Get row and column index of value in Pandas df

Currently I'm trying to automate scheduling.
I'll get requirement as a .csv file.
However, the number of day changes by month, and personnel also changes occasionally, which means the number of columns and rows is not fixed.
So, I want to put value '*' as a marker meaning end of a table. Unfortunately, I can't find a function or method that take a value as a parameter and return a(list of) index(name of column and row or index numbers).
Is there any way that I can find a(or a list of) index of a certain value?(like coordinate)
for example, when the data frame is like below,
|column_1 |column_2
------------------------
1 | 'a' | 'b'
------------------------
2 | 'c' | 'd'
how can I get 'column_2' and '2' by the value, 'd'? It's something similar to the opposite of .loc or .iloc.

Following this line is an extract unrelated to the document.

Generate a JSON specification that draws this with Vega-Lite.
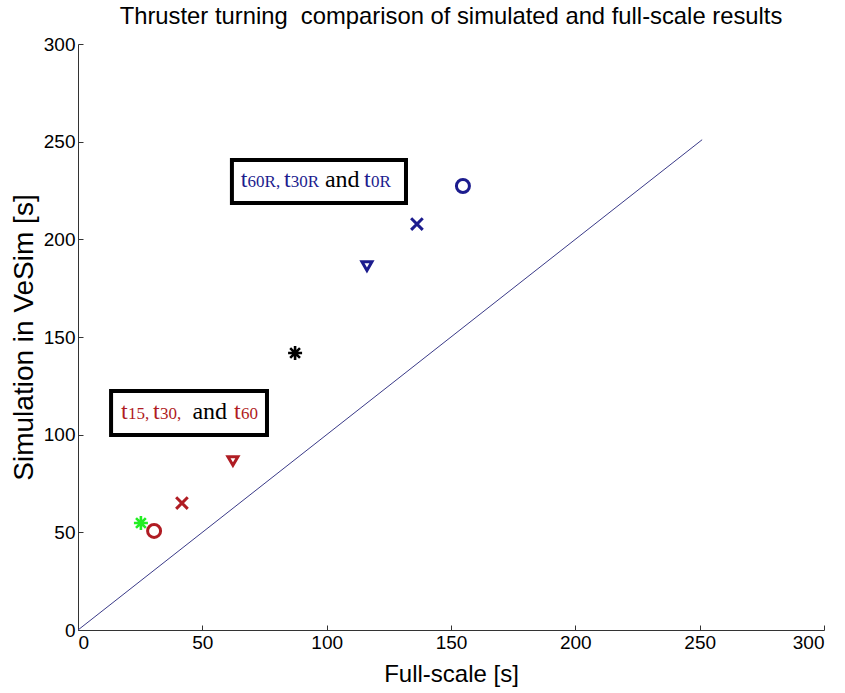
{
  "$schema": "https://vega.github.io/schema/vega-lite/v6.json",
  "autosize": {"type": "none"},
  "padding": {"left": 78, "top": 44, "right": 21, "bottom": 63},
  "width": 746,
  "height": 586,
  "background": "white",
  "title": {
    "text": "Thruster turning\u00a0 comparison of simulated and full-scale results",
    "font": "Liberation Sans",
    "fontSize": 23.8,
    "fontWeight": "normal",
    "color": "black",
    "anchor": "middle",
    "offset": 6
  },
  "config": {
    "view": {"stroke": null},
    "axis": {
      "grid": false,
      "domainColor": "#333333",
      "tickColor": "#333333",
      "tickSize": -5,
      "labelFont": "Liberation Sans",
      "labelFontSize": 19,
      "labelColor": "black",
      "labelPadding": 8,
      "titleFont": "Liberation Sans",
      "titleFontWeight": "normal",
      "titleColor": "black"
    }
  },
  "datasets": {
    "points": [
      {"case": "t15", "full": 30.6, "sim": 50.7, "marker": "circle", "tone": "red"},
      {"case": "t30", "full": 41.8, "sim": 65.0, "marker": "x", "tone": "red"},
      {"case": "t60", "full": 62.3, "sim": 86.5, "marker": "triangle", "tone": "red"},
      {"case": "other", "full": 87.3, "sim": 141.8, "marker": "asterisk", "tone": "black"},
      {"case": "t60R", "full": 116.2, "sim": 186.3, "marker": "triangle", "tone": "blue"},
      {"case": "t30R", "full": 136.3, "sim": 207.8, "marker": "x", "tone": "blue"},
      {"case": "t0R", "full": 154.8, "sim": 227.3, "marker": "circle", "tone": "blue"},
      {"case": "other2", "full": 25.3, "sim": 54.8, "marker": "asterisk", "tone": "green"}
    ]
  },
  "layer": [
    {
      "data": {"values": [{"full": 0, "sim": 0}, {"full": 251, "sim": 251}]},
      "mark": {"type": "line", "color": "#3a3a88", "strokeWidth": 1},
      "encoding": {
        "x": {"field": "full", "type": "quantitative", "scale": {"domain": [0, 300]}, "axis": {"values": [0, 50, 100, 150, 200, 250, 300], "title": "Full-scale [s]", "titleFontSize": 24, "titlePadding": 10}},
        "y": {"field": "sim", "type": "quantitative", "scale": {"domain": [0, 300]}, "axis": {"values": [0, 50, 100, 150, 200, 250, 300], "title": "Simulation in VeSim [s]", "titleFontSize": 28, "titlePadding": 5}}
      }
    },
    {
      "data": {"name": "points"},
      "transform": [{"filter": "datum.marker !== 'asterisk'"}],
      "mark": {"type": "point", "filled": false, "opacity": 1, "strokeWidth": 3},
      "encoding": {
        "x": {"field": "full", "type": "quantitative"},
        "y": {"field": "sim", "type": "quantitative"},
        "shape": {"field": "marker", "type": "nominal", "legend": null, "scale": {"domain": ["circle", "x", "triangle"], "range": ["circle", "M-1,-1L1,1M-1,1L1,-1", "triangle-down"]}},
        "size": {"field": "marker", "type": "ordinal", "legend": null, "scale": {"domain": ["circle", "x", "triangle"], "range": [169, 100, 225]}},
        "color": {"field": "tone", "type": "nominal", "legend": null, "scale": {"domain": ["red", "blue", "black", "green"], "range": ["#b01c23", "#1c1c8e", "#000000", "#22ee22"]}}
      }
    },
    {
      "data": {"name": "points"},
      "transform": [{"filter": "datum.marker === 'asterisk'"}],
      "mark": {"type": "point", "filled": false, "opacity": 1, "strokeWidth": 2.6, "size": 196, "shape": "M-1,0L1,0M0,-1L0,1M-0.7,-0.7L0.7,0.7M-0.7,0.7L0.7,-0.7"},
      "encoding": {
        "x": {"field": "full", "type": "quantitative"},
        "y": {"field": "sim", "type": "quantitative"},
        "color": {"field": "tone", "type": "nominal", "legend": null}
      }
    },
    {
      "data": {"values": [
        {"x1": 13.3, "x2": 76.0, "y1": 99.8, "y2": 122.4},
        {"x1": 61.9, "x2": 131.9, "y1": 218.6, "y2": 240.6}
      ]},
      "mark": {"type": "rect", "fill": "white", "stroke": "black", "strokeWidth": 4},
      "encoding": {
        "x": {"field": "x1", "type": "quantitative"},
        "x2": {"field": "x2"},
        "y": {"field": "y1", "type": "quantitative"},
        "y2": {"field": "y2"}
      }
    },
    {
      "data": {"values": [
        {"px": 17.3, "py": 108.0, "label": "t", "tone": "red"},
        {"px": 30.2, "py": 108.0, "label": "t", "tone": "red"},
        {"px": 46.0, "py": 108.0, "label": "and", "tone": "black"},
        {"px": 62.7, "py": 108.0, "label": "t", "tone": "red"},
        {"px": 65.4, "py": 226.8, "label": "t", "tone": "blue"},
        {"px": 82.8, "py": 226.8, "label": "t", "tone": "blue"},
        {"px": 99.3, "py": 226.8, "label": "and", "tone": "black"},
        {"px": 115.0, "py": 226.8, "label": "t", "tone": "blue"}
      ]},
      "mark": {"type": "text", "align": "left", "baseline": "alphabetic", "font": "Liberation Serif", "fontSize": 24},
      "encoding": {
        "x": {"field": "px", "type": "quantitative"},
        "y": {"field": "py", "type": "quantitative"},
        "text": {"field": "label"},
        "color": {"field": "tone", "type": "nominal", "legend": null}
      }
    },
    {
      "data": {"values": [
        {"px": 20.1, "py": 108.0, "label": "15,", "tone": "red"},
        {"px": 33.0, "py": 108.0, "label": "30,", "tone": "red"},
        {"px": 65.5, "py": 108.0, "label": "60", "tone": "red"},
        {"px": 68.2, "py": 226.8, "label": "60R,", "tone": "blue"},
        {"px": 85.6, "py": 226.8, "label": "30R", "tone": "blue"},
        {"px": 117.8, "py": 226.8, "label": "0R", "tone": "blue"}
      ]},
      "mark": {"type": "text", "align": "left", "baseline": "alphabetic", "font": "Liberation Serif", "fontSize": 17},
      "encoding": {
        "x": {"field": "px", "type": "quantitative"},
        "y": {"field": "py", "type": "quantitative"},
        "text": {"field": "label"},
        "color": {"field": "tone", "type": "nominal", "legend": null}
      }
    }
  ]
}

Interesting question. I also used a list comprehension, but with np.where. Still I'd be surprised if there isn't a less clunky way.
df = pd.DataFrame({'column_1':['a','c'], 'column_2':['b','d']}, index=[1,2])
[(i, np.where(df[i] == 'd')[0].tolist()) for i in list(df) if len(np.where(df[i] == 'd')[0]) > 0]
> [[('column_2', [1])]
Note that it returns the numeric (0-based) index, not the custom (1-based) index you have. If you have a fixed offset you could just add a +1 or whatever to the output.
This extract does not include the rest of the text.